Great story! Those trips can be miserable while you're in it but they make for great stories afterwards.

 

4/17/2018 8:32 am  #3


Re: Daisy Trip 1991

Yes very good story and brought back a lot of memories from my first trip to the Park 35+ ago,  Rained for 7 days, no dry clothes to speak of  and fun finding dry wood,    and we did run into to Ladies from the states with their Brothers Grumman 17' freighter canoe,   met up with 2 guys who met them at the bottom of the Ragged to Big Porc Portage and of course they offered to carry the canoe for the Ladies,  guys said their knees buckled when they picked it up.      we also saw a Group of about 10  people, ( early 20's) across from us jumping in and out of the water most of the day,     then later canoed over to our campsite to borrow a lighter or matched,   they had 1 lighter between all of them,    think we had 10 lighters and matches.       when we canoed out after 7 days of rain we canoed over top of the docks at Smoke Lake, they had been sitting out of the water by at least 8"  when we put in.   

 

4/17/2018 10:35 am  #4


Re: Daisy Trip 1991

A great read, and the pics are a fantastic window into the past. I can appreciate the 'lead guy' comment.
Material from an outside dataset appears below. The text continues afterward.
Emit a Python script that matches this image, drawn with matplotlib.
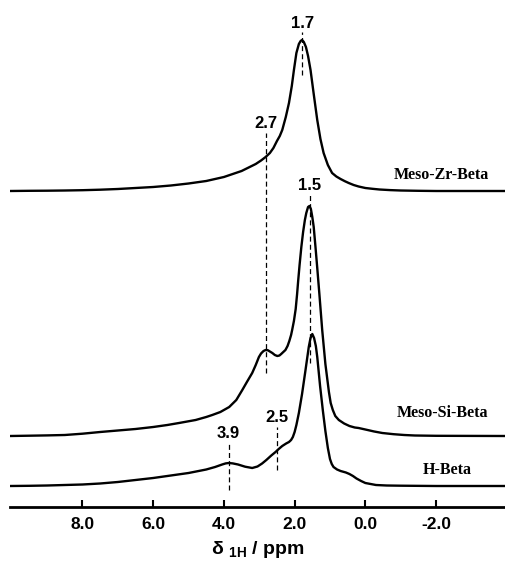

I took a friend into Algonquin when I was still pretty green (and he'd never camped in his life) and hoo boy that did not go as planned. 

Amazing how a moose at the right moment can redeem an entire trip, isn't it? 

 

4/17/2018 8:56 pm  #5


Re: Daisy Trip 1991

Priceless! What a memory to have....
My own peak 1 stove died last year after 30 years or so.